Nine countries account for nearly 80% of that global total. Here's how they rank.
#9 Russia - 12.7 million (+28.3%)
Russia jumped past Sweden this season with growth of nearly a third year-on-year. Artificial snowmaking kept resorts on schedule despite weather challenges. Russia has the largest number of mountain ranges in the world, but only around 3% of the population ski - so there is a lot of runway if participation rates shift. Annual skier visits have now doubled from pre-Sochi levels.
#8 Canada - 19.8 million (+13.1%)
A sharp rebound from last season's 17.5 million, returning Canada closer to its long-term average. Strong snow conditions helped, as did a recovery in visitation from the US, which remains Canada's most important inbound market.

#7 China - 26.1 million (+13.0%)
China added nearly three million visits year-on-year, driven by new resort development and the continued expansion of indoor ski facilities. The retention problem remains significant - a high proportion of first-time skiers do not return to the sport. China's long-term impact on the global ski market depends heavily on whether it can convert casual interest into repeat participation.
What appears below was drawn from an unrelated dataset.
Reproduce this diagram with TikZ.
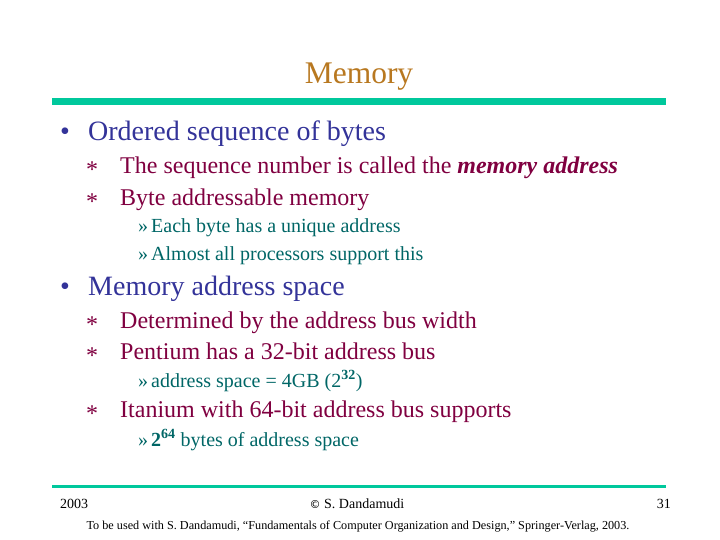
\documentclass[tikz,border=0pt]{standalone}
\usepackage{fontspec}
\setmainfont{Liberation Serif}
\newfontfamily\djvfont{DejaVu Sans}
\definecolor{titlec}{HTML}{B87820}
\definecolor{lone}{HTML}{333399}
\definecolor{ltwo}{HTML}{800040}
\definecolor{lthree}{HTML}{006666}
\definecolor{barc}{HTML}{00C89C}
\begin{document}
\begin{tikzpicture}[x=1pt,y=-1pt,
  every node/.style={inner sep=0pt,anchor=base west},
  lvone/.style={font=\fontsize{28}{32}\selectfont,text=lone},
  lvtwo/.style={font=\fontsize{24}{28}\selectfont,text=ltwo},
  lvthree/.style={font=\fontsize{20}{24}\selectfont,text=lthree},
  foot/.style={font=\fontsize{14}{16}\selectfont,text=black}]
\useasboundingbox (0,0) rectangle (720,540);
\node[font=\fontsize{31.5}{34}\selectfont,text=titlec,anchor=base] (title) at (359,84) {Memory};
\fill[barc] (52,98) rectangle (666,105);
\node[lvone] (b1) at (60,141) {\textbullet};
\node[lvone] (t1) at (88,141) {Ordered sequence of bytes};
\node[lvtwo] (s1) at (86,178) {*};
\node[lvtwo] (t2) at (120,174) {The sequence number is called the \textbf{\textit{memory address}}};
\node[lvtwo] (s2) at (86,210) {*};
\node[lvtwo] (t3) at (120,206) {Byte addressable memory};
\node[lvthree] (r1) at (138,233) {»};
\node[lvthree] (t4) at (151,233) {Each byte has a unique address};
\node[lvthree] (r2) at (138,260) {»};
\node[lvthree] (t5) at (151,260) {Almost all processors support this};
\node[lvone] (b2) at (60,295) {\textbullet};
\node[lvone] (t6) at (88,295) {Memory address space};
\node[lvtwo] (s3) at (86,332) {*};
\node[lvtwo] (t7) at (120,328) {Determined by the address bus width};
\node[lvtwo] (s4) at (86,363) {*};
\node[lvtwo] (t8) at (120,359) {Pentium has a 32-bit address bus};
\node[lvthree] (r3) at (138,387) {»};
\node[lvthree] (t9) at (151,387) {address space = 4GB (2\textsuperscript{\textbf{32}})};
\node[lvtwo] (s5) at (86,421) {*};
\node[lvtwo] (t10) at (120,417) {Itanium with 64-bit address bus supports};
\node[lvthree] (r4) at (138,446) {»};
\node[lvthree] (t11) at (151,446) {\textbf{2\textsuperscript{64}} bytes of address space};
\fill[barc] (52,484.5) rectangle (666,487.5);
\node[foot] (f1) at (60,508) {2003};
\node[foot,anchor=base] (f2) at (357,508) {{\djvfont\fontsize{11}{12}\selectfont ©} S. Dandamudi};
\node[foot,anchor=base east] (f3) at (671,508) {31};
\node[foot,anchor=base,font=\fontsize{12.2}{14}\selectfont] (f4) at (358,529) {To be used with S. Dandamudi, “Fundamentals of Computer Organization and Design,” Springer-Verlag, 2003.};
\end{tikzpicture}
\end{document}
#6 Switzerland - 26.3 million (+13.7%)
A meaningful rebound after years of stagnation. A weaker Swiss franc helped bring international visitors back, and the inclusion of Swiss resorts on the Epic and Ikon passes has clearly contributed to driving transatlantic traffic. Switzerland remains expensive by any measure, but the demand is evidently still there.
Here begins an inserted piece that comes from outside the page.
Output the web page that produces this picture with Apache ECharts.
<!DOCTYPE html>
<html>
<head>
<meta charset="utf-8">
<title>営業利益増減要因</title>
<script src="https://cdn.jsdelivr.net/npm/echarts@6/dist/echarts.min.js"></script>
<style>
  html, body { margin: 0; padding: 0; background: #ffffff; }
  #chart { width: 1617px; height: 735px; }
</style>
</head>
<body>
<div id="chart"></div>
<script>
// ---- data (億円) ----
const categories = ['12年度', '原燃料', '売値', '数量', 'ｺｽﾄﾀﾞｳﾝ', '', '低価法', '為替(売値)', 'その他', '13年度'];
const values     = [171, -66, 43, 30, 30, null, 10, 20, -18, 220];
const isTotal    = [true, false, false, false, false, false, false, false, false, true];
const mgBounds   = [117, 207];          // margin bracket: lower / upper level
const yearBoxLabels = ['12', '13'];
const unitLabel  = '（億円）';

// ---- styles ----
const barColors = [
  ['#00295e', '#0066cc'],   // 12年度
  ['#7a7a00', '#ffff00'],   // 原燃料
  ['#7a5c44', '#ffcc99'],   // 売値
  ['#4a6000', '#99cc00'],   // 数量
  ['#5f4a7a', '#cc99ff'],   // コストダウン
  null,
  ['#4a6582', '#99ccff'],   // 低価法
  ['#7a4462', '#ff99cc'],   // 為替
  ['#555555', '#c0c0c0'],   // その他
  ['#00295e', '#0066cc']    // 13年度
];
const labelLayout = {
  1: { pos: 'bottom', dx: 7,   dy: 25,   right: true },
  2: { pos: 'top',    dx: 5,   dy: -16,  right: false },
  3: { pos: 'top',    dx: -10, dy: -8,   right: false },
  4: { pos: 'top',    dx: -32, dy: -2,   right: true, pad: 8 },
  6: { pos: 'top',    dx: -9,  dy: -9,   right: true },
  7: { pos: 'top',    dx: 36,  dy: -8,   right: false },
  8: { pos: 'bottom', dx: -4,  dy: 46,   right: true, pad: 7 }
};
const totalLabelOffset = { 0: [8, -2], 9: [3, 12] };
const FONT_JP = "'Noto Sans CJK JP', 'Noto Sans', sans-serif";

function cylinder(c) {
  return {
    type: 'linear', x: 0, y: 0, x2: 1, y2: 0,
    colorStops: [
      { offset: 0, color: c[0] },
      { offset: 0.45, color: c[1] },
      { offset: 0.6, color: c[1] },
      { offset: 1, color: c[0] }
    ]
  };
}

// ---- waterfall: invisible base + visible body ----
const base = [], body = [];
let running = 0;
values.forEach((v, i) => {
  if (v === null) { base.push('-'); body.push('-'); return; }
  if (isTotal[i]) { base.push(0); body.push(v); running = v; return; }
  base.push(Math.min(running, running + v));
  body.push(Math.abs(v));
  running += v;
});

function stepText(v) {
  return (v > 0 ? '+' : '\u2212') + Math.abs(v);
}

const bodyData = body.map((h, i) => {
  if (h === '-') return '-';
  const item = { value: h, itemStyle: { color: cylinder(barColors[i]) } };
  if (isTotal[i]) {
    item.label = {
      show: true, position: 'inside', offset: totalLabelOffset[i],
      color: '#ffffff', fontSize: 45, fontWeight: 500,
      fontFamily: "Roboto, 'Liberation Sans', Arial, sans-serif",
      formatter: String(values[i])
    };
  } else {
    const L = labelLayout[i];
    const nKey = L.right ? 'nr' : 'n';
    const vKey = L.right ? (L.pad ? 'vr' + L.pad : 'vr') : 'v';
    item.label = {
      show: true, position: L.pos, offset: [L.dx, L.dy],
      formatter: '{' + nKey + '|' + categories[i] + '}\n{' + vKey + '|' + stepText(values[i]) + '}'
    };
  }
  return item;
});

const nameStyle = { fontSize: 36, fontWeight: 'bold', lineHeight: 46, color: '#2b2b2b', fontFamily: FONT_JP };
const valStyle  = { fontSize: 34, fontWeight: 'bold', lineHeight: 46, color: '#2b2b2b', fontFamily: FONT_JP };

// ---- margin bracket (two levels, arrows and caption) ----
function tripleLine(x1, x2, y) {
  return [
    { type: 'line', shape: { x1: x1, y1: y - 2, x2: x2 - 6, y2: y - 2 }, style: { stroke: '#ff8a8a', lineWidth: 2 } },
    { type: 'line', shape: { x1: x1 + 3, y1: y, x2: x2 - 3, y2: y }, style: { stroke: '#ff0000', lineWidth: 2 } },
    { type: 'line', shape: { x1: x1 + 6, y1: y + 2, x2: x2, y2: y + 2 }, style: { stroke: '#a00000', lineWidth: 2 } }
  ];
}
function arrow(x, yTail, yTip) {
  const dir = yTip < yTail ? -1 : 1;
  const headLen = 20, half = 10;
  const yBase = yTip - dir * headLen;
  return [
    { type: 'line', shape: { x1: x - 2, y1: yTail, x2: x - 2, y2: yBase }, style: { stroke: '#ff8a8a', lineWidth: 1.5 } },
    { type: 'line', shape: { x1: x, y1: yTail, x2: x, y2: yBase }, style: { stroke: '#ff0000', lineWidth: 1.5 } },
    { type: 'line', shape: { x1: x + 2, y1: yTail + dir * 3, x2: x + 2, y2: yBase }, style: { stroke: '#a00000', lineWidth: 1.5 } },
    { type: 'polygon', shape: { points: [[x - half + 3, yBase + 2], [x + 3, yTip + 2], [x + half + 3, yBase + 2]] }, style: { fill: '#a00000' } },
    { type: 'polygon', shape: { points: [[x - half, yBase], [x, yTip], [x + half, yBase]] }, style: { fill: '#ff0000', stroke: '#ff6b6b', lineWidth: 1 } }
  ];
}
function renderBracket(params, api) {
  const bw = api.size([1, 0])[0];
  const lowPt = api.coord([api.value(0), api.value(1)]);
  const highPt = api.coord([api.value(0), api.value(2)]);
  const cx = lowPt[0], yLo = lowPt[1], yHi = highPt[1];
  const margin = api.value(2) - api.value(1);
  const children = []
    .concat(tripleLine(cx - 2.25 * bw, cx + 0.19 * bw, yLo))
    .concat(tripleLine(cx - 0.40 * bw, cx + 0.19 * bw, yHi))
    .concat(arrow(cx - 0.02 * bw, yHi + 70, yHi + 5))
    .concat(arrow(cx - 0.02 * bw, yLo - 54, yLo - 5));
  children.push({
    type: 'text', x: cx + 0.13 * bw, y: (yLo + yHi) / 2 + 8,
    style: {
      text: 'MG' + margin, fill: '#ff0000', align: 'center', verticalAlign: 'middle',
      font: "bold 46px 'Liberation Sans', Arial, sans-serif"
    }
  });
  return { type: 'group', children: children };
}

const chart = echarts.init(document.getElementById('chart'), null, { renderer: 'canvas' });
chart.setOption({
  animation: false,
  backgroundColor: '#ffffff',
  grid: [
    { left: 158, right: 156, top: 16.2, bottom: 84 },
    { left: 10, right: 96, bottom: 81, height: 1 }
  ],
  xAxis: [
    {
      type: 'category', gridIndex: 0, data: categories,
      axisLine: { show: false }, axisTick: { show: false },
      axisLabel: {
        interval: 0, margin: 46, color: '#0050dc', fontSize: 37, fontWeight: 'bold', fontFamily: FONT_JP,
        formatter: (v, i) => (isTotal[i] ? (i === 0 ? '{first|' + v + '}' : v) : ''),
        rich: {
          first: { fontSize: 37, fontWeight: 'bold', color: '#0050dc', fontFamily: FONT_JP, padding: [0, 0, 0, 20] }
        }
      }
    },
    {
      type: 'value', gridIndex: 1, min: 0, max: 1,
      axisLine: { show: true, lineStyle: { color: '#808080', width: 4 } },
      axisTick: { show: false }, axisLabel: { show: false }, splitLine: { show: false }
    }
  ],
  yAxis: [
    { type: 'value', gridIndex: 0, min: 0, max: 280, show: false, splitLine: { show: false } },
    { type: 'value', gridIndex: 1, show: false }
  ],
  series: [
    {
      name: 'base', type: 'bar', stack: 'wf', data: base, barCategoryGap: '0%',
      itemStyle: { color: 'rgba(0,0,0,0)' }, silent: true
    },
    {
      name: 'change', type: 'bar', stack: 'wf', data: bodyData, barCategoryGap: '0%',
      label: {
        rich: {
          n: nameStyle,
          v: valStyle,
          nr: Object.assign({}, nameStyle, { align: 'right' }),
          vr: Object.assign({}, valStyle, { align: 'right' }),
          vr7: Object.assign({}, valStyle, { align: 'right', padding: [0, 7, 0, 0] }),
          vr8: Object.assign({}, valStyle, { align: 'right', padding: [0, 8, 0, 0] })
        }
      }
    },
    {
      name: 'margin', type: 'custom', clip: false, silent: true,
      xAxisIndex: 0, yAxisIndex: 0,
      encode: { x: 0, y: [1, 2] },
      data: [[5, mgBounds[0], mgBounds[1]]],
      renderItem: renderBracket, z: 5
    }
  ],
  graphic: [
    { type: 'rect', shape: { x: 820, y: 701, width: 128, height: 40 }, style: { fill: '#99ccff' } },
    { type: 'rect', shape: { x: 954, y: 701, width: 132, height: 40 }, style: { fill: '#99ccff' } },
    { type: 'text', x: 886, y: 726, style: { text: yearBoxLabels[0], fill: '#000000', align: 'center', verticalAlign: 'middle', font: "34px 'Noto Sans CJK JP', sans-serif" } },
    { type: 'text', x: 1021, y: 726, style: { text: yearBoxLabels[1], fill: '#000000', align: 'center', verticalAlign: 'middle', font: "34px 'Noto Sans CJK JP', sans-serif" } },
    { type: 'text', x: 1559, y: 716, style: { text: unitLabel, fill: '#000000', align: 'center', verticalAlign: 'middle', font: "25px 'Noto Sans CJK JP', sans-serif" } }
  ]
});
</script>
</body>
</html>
#5 Japan - 28.2 million (+15.6%)
The biggest percentage jump of any country in the top nine. Japan rebounded from 24.4 million visits the prior season, with the surge driven almost entirely by international tourism - particularly from Australia and North America. For Australian skiers, Japan has become a genuinely significant destination, and the numbers reflect that.
The growth is not without friction. Popular resorts like Niseko and Hakuba are grappling with overtourism, and some areas have introduced fines and foreigner-specific pricing in response. Worth keeping an eye on as a practical trip-planning consideration.
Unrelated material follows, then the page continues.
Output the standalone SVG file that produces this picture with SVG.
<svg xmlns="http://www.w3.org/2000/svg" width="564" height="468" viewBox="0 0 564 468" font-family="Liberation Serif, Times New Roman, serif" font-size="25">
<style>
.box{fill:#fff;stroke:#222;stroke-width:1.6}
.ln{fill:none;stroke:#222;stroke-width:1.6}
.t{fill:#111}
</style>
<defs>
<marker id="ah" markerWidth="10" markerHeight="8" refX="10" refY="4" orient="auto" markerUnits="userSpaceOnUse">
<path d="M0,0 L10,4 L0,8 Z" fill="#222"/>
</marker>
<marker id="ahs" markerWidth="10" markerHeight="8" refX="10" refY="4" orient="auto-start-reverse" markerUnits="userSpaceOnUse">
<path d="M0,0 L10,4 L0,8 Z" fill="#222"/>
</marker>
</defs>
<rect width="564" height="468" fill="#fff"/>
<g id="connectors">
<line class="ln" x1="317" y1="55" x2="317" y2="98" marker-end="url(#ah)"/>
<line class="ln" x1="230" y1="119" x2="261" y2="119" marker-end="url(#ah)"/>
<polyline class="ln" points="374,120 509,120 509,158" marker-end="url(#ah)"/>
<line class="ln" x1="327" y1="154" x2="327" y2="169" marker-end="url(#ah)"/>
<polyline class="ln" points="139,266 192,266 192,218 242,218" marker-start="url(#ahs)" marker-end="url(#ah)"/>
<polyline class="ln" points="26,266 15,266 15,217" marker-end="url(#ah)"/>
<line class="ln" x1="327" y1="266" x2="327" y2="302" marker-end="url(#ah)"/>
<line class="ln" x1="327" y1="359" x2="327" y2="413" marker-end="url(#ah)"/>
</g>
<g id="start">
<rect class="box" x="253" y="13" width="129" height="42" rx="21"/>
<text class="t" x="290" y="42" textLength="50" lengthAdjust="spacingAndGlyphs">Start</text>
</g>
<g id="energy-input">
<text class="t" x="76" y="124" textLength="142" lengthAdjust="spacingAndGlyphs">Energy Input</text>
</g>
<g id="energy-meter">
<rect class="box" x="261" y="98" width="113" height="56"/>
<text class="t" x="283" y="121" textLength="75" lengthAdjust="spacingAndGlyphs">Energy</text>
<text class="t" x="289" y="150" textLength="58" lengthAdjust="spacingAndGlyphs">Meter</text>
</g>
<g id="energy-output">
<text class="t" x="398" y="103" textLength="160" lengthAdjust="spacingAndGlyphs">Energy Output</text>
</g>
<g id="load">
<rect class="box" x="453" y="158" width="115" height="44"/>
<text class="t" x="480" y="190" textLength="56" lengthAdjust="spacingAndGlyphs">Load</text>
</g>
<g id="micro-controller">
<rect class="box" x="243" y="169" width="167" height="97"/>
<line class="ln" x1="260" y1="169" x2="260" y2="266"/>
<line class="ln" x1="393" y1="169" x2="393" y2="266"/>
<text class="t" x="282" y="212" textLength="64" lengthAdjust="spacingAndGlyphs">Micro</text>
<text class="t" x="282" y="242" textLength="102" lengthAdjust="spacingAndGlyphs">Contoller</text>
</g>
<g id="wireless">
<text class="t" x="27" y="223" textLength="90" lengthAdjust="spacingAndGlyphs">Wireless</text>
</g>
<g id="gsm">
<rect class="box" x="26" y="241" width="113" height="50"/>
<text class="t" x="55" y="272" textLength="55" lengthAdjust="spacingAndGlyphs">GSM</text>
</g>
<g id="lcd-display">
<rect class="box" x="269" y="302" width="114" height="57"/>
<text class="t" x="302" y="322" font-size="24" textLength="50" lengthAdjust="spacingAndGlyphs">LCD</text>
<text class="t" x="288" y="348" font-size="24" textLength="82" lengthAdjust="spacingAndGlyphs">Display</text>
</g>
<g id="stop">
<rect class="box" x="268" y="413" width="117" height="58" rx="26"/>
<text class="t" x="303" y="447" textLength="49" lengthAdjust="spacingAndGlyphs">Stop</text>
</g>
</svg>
#4 Italy - 34.1 million (+6.6%)
Italy continues a decade-long upward trend, now clearly ahead of Switzerland in total visits - the two countries were roughly equal a decade ago. Affordability relative to other Alpine destinations, food culture, and growing pass partnerships are all contributing factors. The Dolomites in particular have become a major draw for international visitors.
#3 Austria - 51.9 million (+3.6%)
Austria's ski industry is among the most internationally dependent in the world, with over two-thirds of visits coming from abroad. Growth is steady rather than dramatic, underpinned by strong inbound demand from Germany, the Netherlands, and a growing US market. Infrastructure investment continues, and Austria remains one of the most reliable destinations in the Alps.
#2 France - 54.8 million (+5.6%)
France moves clearly ahead of Austria this season. Strong domestic participation provides a solid base, and large interconnected ski areas with competitive pricing relative to Switzerland continue to attract international visitors. France is the Alps' volume play.
#1 United States - 61.6 million (+1.8%)
The US holds the top spot comfortably, adding just over a million visits on last season's 60.5 million. The market is overwhelmingly domestic - roughly 95% of visits come from within the country - which insulates it from the swings in international travel that affect other markets. Large multi-resort operators and strong regional demand keep the numbers consistent.
What the data suggests
The 2024-25 season shows growth returning across most major markets, with Japan, Switzerland, and Canada all posting double-digit increases. For an industry that has spent years worrying about an ageing participant base and declining visits, a record total is a reasonable cause for quiet optimism.
The US, France, and Austria remain the anchors. China's trajectory is interesting but dependent on retention. And Japan's boom is real - though whether the infrastructure can absorb the demand without eroding the experience is a question Australian visitors are probably already asking.